Actor Gary Sinise and military senior enlisted advisors were honored on Tuesday by the USO of Metropolitan Washington-Baltimore and Marine Corps Gen. Joe Dunford, the chairman of the Joint Chiefs of Staff, for their service to the military, Defense.gov reported.
Sinise was awarded the Legacy of Hope Award at a gala from the United Service Organizations. He became the first individual to receive the USO-Metro’s highest award. Additionally awards were presented to non-commissioned officers in the United States military as well as their wives.
Over the years, Sinise has worked tirelessly to support service members and their families as well as police officers.
In 2011, the Gary Sinise Foundation was founded to support the men and women that serve as well as their families.
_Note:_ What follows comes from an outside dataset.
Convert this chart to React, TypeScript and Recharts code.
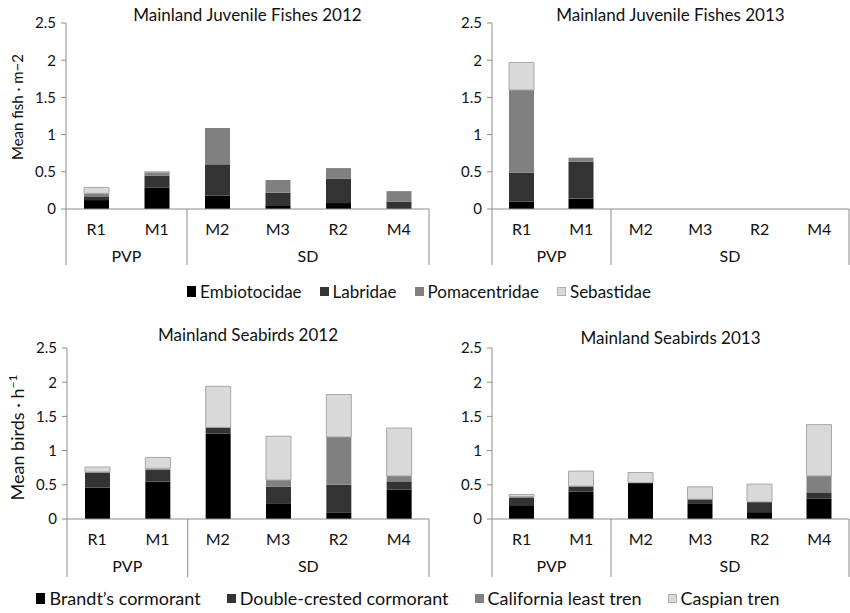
import React from 'react';
import { BarChart, Bar, XAxis, YAxis } from 'recharts';

// sites along the x axis and the region each one belongs to
const sites = ['R1', 'M1', 'M2', 'M3', 'R2', 'M4'];
const siteGroups = ['PVP', 'PVP', 'SD', 'SD', 'SD', 'SD'];
const yTicks = [0, 0.5, 1, 1.5, 2, 2.5];

const fishFamilies = ['Embiotocidae', 'Labridae', 'Pomacentridae', 'Sebastidae'];
const birdSpecies = ['Brandt\u2019s cormorant', 'Double-crested cormorant', 'California least tren', 'Caspian tren'];
const seriesColors = ['#000000', '#333333', '#808080', '#d9d9d9'];

// fish, mean per m2
const embiotocidae2012 = [0.12, 0.29, 0.18, 0.04, 0.08, 0.01];
const labridae2012 = [0.05, 0.16, 0.42, 0.18, 0.33, 0.09];
const pomacentridae2012 = [0.04, 0.04, 0.49, 0.17, 0.14, 0.14];
const sebastidae2012 = [0.08, 0.01, 0, 0, 0, 0];

const embiotocidae2013 = [0.1, 0.14, 0, 0, 0, 0];
const labridae2013 = [0.39, 0.5, 0, 0, 0, 0];
const pomacentridae2013 = [1.11, 0.05, 0, 0, 0, 0];
const sebastidae2013 = [0.37, 0, 0, 0, 0, 0];

// birds, mean per hour
const brandts2012 = [0.46, 0.55, 1.25, 0.22, 0.09, 0.43];
const doubleCrested2012 = [0.22, 0.17, 0.09, 0.25, 0.41, 0.12];
const leastTern2012 = [0.01, 0.02, 0, 0.1, 0.7, 0.08];
const caspian2012 = [0.07, 0.16, 0.6, 0.64, 0.62, 0.7];

const brandts2013 = [0.19, 0.4, 0.53, 0.23, 0.1, 0.3];
const doubleCrested2013 = [0.12, 0.08, 0, 0.06, 0.15, 0.08];
const leastTern2013 = [0.02, 0, 0, 0, 0, 0.25];
const caspian2013 = [0.03, 0.22, 0.15, 0.18, 0.26, 0.75];

const FONT = 'Lato, "Open Sans", sans-serif';
const AXIS_GRAY = '#8c8c8c';
const TEXT = '#111111';

function buildRows(names: string[], series: number[][]) {
  return sites.map((site, i) => {
    const row: Record<string, string | number> = { site };
    names.forEach((n, k) => {
      row[n] = series[k][i];
    });
    return row;
  });
}

// site label plus the PVP / SD group row and its divider lines
function SiteTick(props: any) {
  const { x, y, payload, band, depth } = props;
  const i = payload.index;
  const group = siteGroups[i];
  const isFirst = i === 0 || siteGroups[i - 1] !== group;
  let count = 0;
  if (isFirst) {
    for (let j = i; j < siteGroups.length && siteGroups[j] === group; j++) count++;
  }
  const leftEdge = x - band / 2;
  return (
    <g>
      <text x={x} y={y + 26} textAnchor="middle" fontSize={16} fill={TEXT} fontFamily={FONT}>
        {payload.value}
      </text>
      {isFirst && <line x1={leftEdge} x2={leftEdge} y1={y} y2={y + depth} stroke={AXIS_GRAY} />}
      {isFirst && (
        <text x={leftEdge + (count * band) / 2} y={y + 53} textAnchor="middle" fontSize={16} fill={TEXT} fontFamily={FONT}>
          {group}
        </text>
      )}
      {i === sites.length - 1 && (
        <line x1={x + band / 2} x2={x + band / 2} y1={y} y2={y + depth} stroke={AXIS_GRAY} />
      )}
    </g>
  );
}

type PanelProps = {
  title: string;
  names: string[];
  series: number[][];
  left: number;
  top: number;
  width: number;
  height: number;
  axisWidth: number;
  marginTop: number;
  axisHeight: number;
  titleY: number;
  yLabel?: React.ReactNode;
  yLabelSize?: number;
  yLabelShift?: number;
};

function Panel(p: PanelProps) {
  const rows = buildRows(p.names, p.series);
  const plotW = p.width - p.axisWidth - 1;
  const band = plotW / sites.length;
  return (
    <div style={{ position: 'absolute', left: p.left, top: p.top, width: p.width, height: p.height }}>
      <BarChart width={p.width} height={p.height} data={rows} margin={{ top: p.marginTop, right: 1, left: 0, bottom: 0 }}>
        <XAxis
          dataKey="site"
          interval={0}
          tickLine={false}
          tickSize={0}
          tickMargin={0}
          height={p.axisHeight}
          stroke={AXIS_GRAY}
          tick={(t: any) => <SiteTick {...t} band={band} depth={p.axisHeight} />}
        />
        <YAxis
          width={p.axisWidth}
          domain={[0, 2.5]}
          ticks={yTicks}
          stroke={AXIS_GRAY}
          tickSize={5}
          tickMargin={5}
          tick={{ fill: TEXT, fontSize: 15, fontFamily: FONT }}
          label={
            p.yLabel
              ? {
                  content: (lp: any) => {
                    const vb = lp.viewBox || { y: 0, height: 0 };
                    const cy = vb.y + vb.height / 2 + (p.yLabelShift || 0);
                    return (
                      <text
                        x={0}
                        y={0}
                        transform={`translate(${18 + (p.yLabelSize || 15) / 3}, ${cy}) rotate(-90)`}
                        textAnchor="middle"
                        fontSize={p.yLabelSize || 15}
                        fill={TEXT}
                        fontFamily={FONT}
                      >
                        {p.yLabel}
                      </text>
                    );
                  },
                }
              : undefined
          }
        />
        {p.names.map((n, k) => (
          <Bar
            key={n}
            dataKey={n}
            stackId="a"
            fill={seriesColors[k]}
            stroke={k === 3 ? '#a8a8a8' : undefined}
            barSize={25}
            isAnimationActive={false}
          />
        ))}
      </BarChart>
      <div
        style={{
          position: 'absolute',
          left: p.axisWidth,
          width: plotW,
          top: p.titleY - 11,
          textAlign: 'center',
          fontSize: 17,
          lineHeight: '22px',
          fontFamily: FONT,
          color: TEXT,
          whiteSpace: 'nowrap',
        }}
      >
        {p.title}
      </div>
    </div>
  );
}

function SeriesLegend({ names, top, width, fontSize, gap }: { names: string[]; top: number; width: number; fontSize: number; gap: number }) {
  return (
    <div
      style={{
        position: 'absolute',
        left: 0,
        top,
        width,
        display: 'flex',
        justifyContent: 'center',
        alignItems: 'center',
        fontFamily: FONT,
        fontSize,
        color: TEXT,
        whiteSpace: 'nowrap',
      }}
    >
      {names.map((n, k) => (
        <div key={n} style={{ display: 'flex', alignItems: 'center', marginRight: k < names.length - 1 ? gap : 0 }}>
          <span
            style={{
              display: 'inline-block',
              width: 9,
              height: k === 0 ? 11 : 9,
              background: seriesColors[k],
              border: k === 3 ? '1px solid #b0b0b0' : 'none',
              boxSizing: 'border-box',
              marginRight: 4,
            }}
          />
          <span>{n}</span>
        </div>
      ))}
    </div>
  );
}

export default function App() {
  const fishLabel = 'Mean fish \u00b7 m\u22122';
  const birdLabel = (
    <>
      <tspan>Mean birds {'\u00b7'} h</tspan>
      <tspan dy={-7} fontSize={12}>
        {'\u22121'}
      </tspan>
    </>
  );
  return (
    <div style={{ position: 'absolute', left: 0, top: 0, width: 850, height: 613, background: '#fff', overflow: 'hidden' }}>
      <Panel
        title="Mainland Juvenile Fishes 2012"
        names={fishFamilies}
        series={[embiotocidae2012, labridae2012, pomacentridae2012, sebastidae2012]}
        left={0}
        top={0}
        width={430}
        height={265}
        axisWidth={66}
        marginTop={23}
        axisHeight={56}
        titleY={15}
        yLabel={fishLabel}
        yLabelSize={15}
        yLabelShift={-9}
      />
      <Panel
        title="Mainland Juvenile Fishes 2013"
        names={fishFamilies}
        series={[embiotocidae2013, labridae2013, pomacentridae2013, sebastidae2013]}
        left={430}
        top={0}
        width={420}
        height={265}
        axisWidth={62}
        marginTop={23}
        axisHeight={56}
        titleY={15}
      />
      <SeriesLegend names={fishFamilies} top={281} width={838} fontSize={17} gap={18} />
      <Panel
        title="Mainland Seabirds 2012"
        names={birdSpecies}
        series={[brandts2012, doubleCrested2012, leastTern2012, caspian2012]}
        left={0}
        top={310}
        width={430}
        height={267}
        axisWidth={67}
        marginTop={38}
        axisHeight={58}
        titleY={25}
        yLabel={birdLabel}
        yLabelSize={18}
        yLabelShift={4}
      />
      <Panel
        title="Mainland Seabirds 2013"
        names={birdSpecies}
        series={[brandts2013, doubleCrested2013, leastTern2013, caspian2013]}
        left={430}
        top={310}
        width={420}
        height={267}
        axisWidth={62}
        marginTop={38}
        axisHeight={58}
        titleY={28}
      />
      <SeriesLegend names={birdSpecies} top={587} width={816} fontSize={18} gap={26} />
    </div>
  );
}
Before that, Sinise dedicated much of his time “to those who are currently serving, have served, our first responders, and the families who serve alongside them,” Sinise wrote in a statement.
Sinise has also entertained the troops all around the world with the Lt. Dan Band, a band named after the character Sinise plays in the the academy award-winning film “Forrest Gump.”
“When I first started doing this, no one knew my name, but they had all seen the movie so they called me Lieutenant Dan,” he said. “My first visit to Bethesda-Walter Reed was on Sept. 11, 2003. It was a tough time. … We were losing way too many troops, there were way too many Gold Star families, way too many wounded. I just wanted to do something.”
“After Sept. 11, we had a whole new generation of Lieutenant Dans coming home,” Sinise added. “There was a role for me to play. Who would have thought that playing a role in a movie could actually mean something?”
On Tuesday, Marine Corps Gen. Joe Dunford spoke on Sinise’s selfless service and an encounter he once had with him at a military hospital in Balboa, California.
“It was a quiet Saturday morning, and as we were walking through the ward, there was a little bit of a hubbub in front of us,” Dunford said, Defense.gov reported. “As we walked up, there was Gary Sinise. There [weren’t] any cameras rolling, there wasn’t any media covering anything. It was a Saturday, and Gary Sinise was there to entertain troops at Camp Pendleton. But before that, he had a personal interaction with each one of the troops and each of the families, and you could tell when he left the room that they knew this was somebody who, in his heart, actually, genuinely cared.”
“For all the things he’s done, I think what I am most appreciative of is that Gary cares for the people that I call my family,” Dunford added.
Last week, Sinise was also awarded the George Catlett Marshall Medal from the Association of the United States Army. The award is given to those that continually support the men and women that serve in the armed forces. He will be accepting AUSA’s highest award for distinguished public service at the Marshall Dinner on Oct. 11.
Past recipients of the George Catlett Marshall Medal include former presidents George H.W. Bush, Harry S. Truman, Dwight D. Eisenhower and Gerald Ford. Retired Army generals Lyman Lemnitzer, Colin Powell, Bernard Rogers, Maxwell Taylor and John Vessey Jr as well as many others have previously received the award.